Au début de l'année, le Conseil d'Etat a publié des lignes directrices sur l'amélioration du système de budget d'exploitation pour le capital détenu par l'Etat. Les entreprises d'Etat sont encouragées à distribuer leurs bénéfices. Par ailleurs, la Commission chinoise de régulation des valeurs mobilières (CSRC) a annoncé, à la fin de l'année dernière, une série de lignes directrices révisées sur les rachats d'actions, visant à renforcer la confiance des investisseurs dans les sociétés nationales cotées en bourse.
Enfin, Singapour a également pris des mesures pour améliorer son marché. La Bourse de Singapour (SGX) examine depuis 2015 des propositions visant à rétablir la confiance dans les actions de Singapour.
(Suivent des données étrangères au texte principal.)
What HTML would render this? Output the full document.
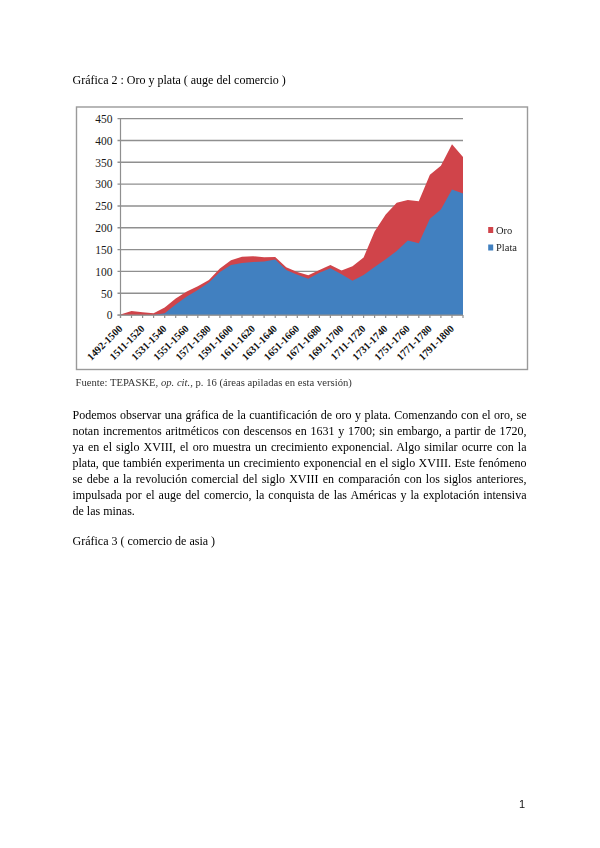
<!DOCTYPE html>
<html><head><meta charset="utf-8">
<style>
html,body{margin:0;padding:0;background:#fff;}
body{width:600px;height:848px;position:relative;overflow:hidden;font-family:"Liberation Serif",serif;color:#000;}
.t{position:absolute;white-space:nowrap;font-size:12px;line-height:16px;}
#p{position:absolute;left:72.5px;top:406.5px;width:454px;font-size:12px;line-height:16px;}
#p div{text-align:justify;text-align-last:justify;white-space:nowrap;}
#p div.l{text-align-last:left;}
svg{position:absolute;left:0;top:0;filter:blur(0.3px);}
#pn{position:absolute;left:519px;top:798px;font-family:"Liberation Sans",sans-serif;font-size:11px;line-height:13px;color:#111;}
</style></head><body>
<svg width="600" height="848" viewBox="0 0 600 848">
<rect x="76.5" y="107" width="451" height="262.5" fill="#fff" stroke="#9a9a9a" stroke-width="1.4"/>
<g stroke="#8f8f8f" stroke-width="1.4"><line x1="117.5" y1="315.1" x2="463" y2="315.1"/><line x1="117.5" y1="293.3" x2="463" y2="293.3"/><line x1="117.5" y1="271.4" x2="463" y2="271.4"/><line x1="117.5" y1="249.6" x2="463" y2="249.6"/><line x1="117.5" y1="227.8" x2="463" y2="227.8"/><line x1="117.5" y1="206" x2="463" y2="206"/><line x1="117.5" y1="184.1" x2="463" y2="184.1"/><line x1="117.5" y1="162.3" x2="463" y2="162.3"/><line x1="117.5" y1="140.5" x2="463" y2="140.5"/><line x1="117.5" y1="118.6" x2="463" y2="118.6"/></g>
<polygon points="120.5,314.6 131.5,311 142.6,312.3 153.6,313.2 164.7,307.5 175.7,298.5 186.8,291.5 197.8,286.3 208.9,280 219.9,268.5 231,260.2 242,256.8 253.1,256.3 264.1,257.2 275.2,257 286.2,267.3 297.3,272 308.3,275.3 319.4,270 330.4,265 341.5,270.4 352.5,266.2 363.6,257.5 374.6,231.5 385.7,214.5 396.7,202.8 407.8,200 418.8,201.3 429.9,174.8 440.9,165.8 452,144.2 463,157 463,315.1 120.5,315.1" fill="#d0444a"/>
<polygon points="120.5,315 131.5,315 142.6,315 153.6,315 164.7,313.3 175.7,304.5 186.8,296.5 197.8,290 208.9,282.5 219.9,272 231,265 242,263 253.1,262 264.1,261.5 275.2,259.5 286.2,270 297.3,274.7 308.3,278.7 319.4,272.7 330.4,268.3 341.5,274.3 352.5,280.8 363.6,275 374.6,267 385.7,259.3 396.7,251 407.8,240.5 418.8,243.3 429.9,218.8 440.9,209.5 452,189.5 463,193.5 463,315.1 120.5,315.1" fill="#4180c0"/>
<g stroke="#8f8f8f" stroke-width="1.2"><line x1="120.5" y1="315.1" x2="120.5" y2="318"/><line x1="131.5" y1="315.1" x2="131.5" y2="318"/><line x1="142.6" y1="315.1" x2="142.6" y2="318"/><line x1="153.6" y1="315.1" x2="153.6" y2="318"/><line x1="164.7" y1="315.1" x2="164.7" y2="318"/><line x1="175.7" y1="315.1" x2="175.7" y2="318"/><line x1="186.8" y1="315.1" x2="186.8" y2="318"/><line x1="197.8" y1="315.1" x2="197.8" y2="318"/><line x1="208.9" y1="315.1" x2="208.9" y2="318"/><line x1="219.9" y1="315.1" x2="219.9" y2="318"/><line x1="231" y1="315.1" x2="231" y2="318"/><line x1="242" y1="315.1" x2="242" y2="318"/><line x1="253.1" y1="315.1" x2="253.1" y2="318"/><line x1="264.1" y1="315.1" x2="264.1" y2="318"/><line x1="275.2" y1="315.1" x2="275.2" y2="318"/><line x1="286.2" y1="315.1" x2="286.2" y2="318"/><line x1="297.3" y1="315.1" x2="297.3" y2="318"/><line x1="308.3" y1="315.1" x2="308.3" y2="318"/><line x1="319.4" y1="315.1" x2="319.4" y2="318"/><line x1="330.4" y1="315.1" x2="330.4" y2="318"/><line x1="341.5" y1="315.1" x2="341.5" y2="318"/><line x1="352.5" y1="315.1" x2="352.5" y2="318"/><line x1="363.6" y1="315.1" x2="363.6" y2="318"/><line x1="374.6" y1="315.1" x2="374.6" y2="318"/><line x1="385.7" y1="315.1" x2="385.7" y2="318"/><line x1="396.7" y1="315.1" x2="396.7" y2="318"/><line x1="407.8" y1="315.1" x2="407.8" y2="318"/><line x1="418.8" y1="315.1" x2="418.8" y2="318"/><line x1="429.9" y1="315.1" x2="429.9" y2="318"/><line x1="440.9" y1="315.1" x2="440.9" y2="318"/><line x1="452" y1="315.1" x2="452" y2="318"/><line x1="463" y1="315.1" x2="463" y2="318"/><line x1="120.5" y1="118" x2="120.5" y2="318"/><line x1="117.5" y1="315" x2="463" y2="315"/></g>
<g font-family="Liberation Serif" font-size="11.5" fill="#1a1a1a" text-anchor="end"><text x="112.6" y="319.4">0</text><text x="112.6" y="297.6">50</text><text x="112.6" y="275.7">100</text><text x="112.6" y="253.9">150</text><text x="112.6" y="232.1">200</text><text x="112.6" y="210.3">250</text><text x="112.6" y="188.4">300</text><text x="112.6" y="166.6">350</text><text x="112.6" y="144.8">400</text><text x="112.6" y="122.9">450</text></g>
<g font-family="Liberation Serif" font-size="10.4" font-weight="bold" fill="#111" text-anchor="end"><text transform="translate(123.1,329.2) rotate(-45)">1492-1500</text><text transform="translate(145.2,329.2) rotate(-45)">1511-1520</text><text transform="translate(167.3,329.2) rotate(-45)">1531-1540</text><text transform="translate(189.4,329.2) rotate(-45)">1551-1560</text><text transform="translate(211.5,329.2) rotate(-45)">1571-1580</text><text transform="translate(233.6,329.2) rotate(-45)">1591-1600</text><text transform="translate(255.7,329.2) rotate(-45)">1611-1620</text><text transform="translate(277.8,329.2) rotate(-45)">1631-1640</text><text transform="translate(299.9,329.2) rotate(-45)">1651-1660</text><text transform="translate(322,329.2) rotate(-45)">1671-1680</text><text transform="translate(344.1,329.2) rotate(-45)">1691-1700</text><text transform="translate(366.2,329.2) rotate(-45)">1711-1720</text><text transform="translate(388.3,329.2) rotate(-45)">1731-1740</text><text transform="translate(410.4,329.2) rotate(-45)">1751-1760</text><text transform="translate(432.5,329.2) rotate(-45)">1771-1780</text><text transform="translate(454.6,329.2) rotate(-45)">1791-1800</text></g>
<rect x="488.2" y="227" width="5" height="6" fill="#d0444a"/>
<rect x="488.2" y="244.5" width="5" height="6" fill="#4180c0"/>
<g font-family="Liberation Serif" font-size="10.5" fill="#222"><text x="496" y="233.5">Oro</text><text x="496" y="250.5">Plata</text></g>
<text x="75.5" y="386.3" font-family="Liberation Serif" font-size="10.65" fill="#333">Fuente: TEPASKE, <tspan font-style="italic">op. cit.</tspan>, p. 16 (áreas apiladas en esta versión)</text>
</svg>
<div class="t" style="left:72.5px;top:72px;">Gráfica 2 : Oro y plata ( auge del comercio )</div>
<div id="p">
<div>Podemos observar una gráfica de la cuantificación de oro y plata. Comenzando con el oro, se</div>
<div>notan incrementos aritméticos con descensos en 1631 y 1700; sin embargo, a partir de 1720,</div>
<div>ya en el siglo XVIII, el oro muestra un crecimiento exponencial. Algo similar ocurre con la</div>
<div>plata, que también experimenta un crecimiento exponencial en el siglo XVIII. Este fenómeno</div>
<div>se debe a la revolución comercial del siglo XVIII en comparación con los siglos anteriores,</div>
<div>impulsada por el auge del comercio, la conquista de las Américas y la explotación intensiva</div>
<div class="l">de las minas.</div>
</div>
<div class="t" style="left:72.5px;top:533px;">Gráfica 3 ( comercio de asia )</div>
<div id="pn">1</div>
</body></html>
Actuellement, les deux tiers des actions cotées à la SGX se négocient en dessous de leur valeur comptable. Parmi les propositions à l'étude figure l'exigence d'une participation accrue des family offices, des entreprises de gestion de patrimoine, des fonds de pension et des fonds souverains sur le marché boursier. Une autre suggestion est de créer un marché boursier de l'Asie du Sud-Est.
Bien que les résultats de ces réformes ne soient pas encore pleinement visibles, une chose est certaine : ils marquent un progrès significatif dans la promotion d'un environnement commercial plus fort et plus résilient dans la région asiatique.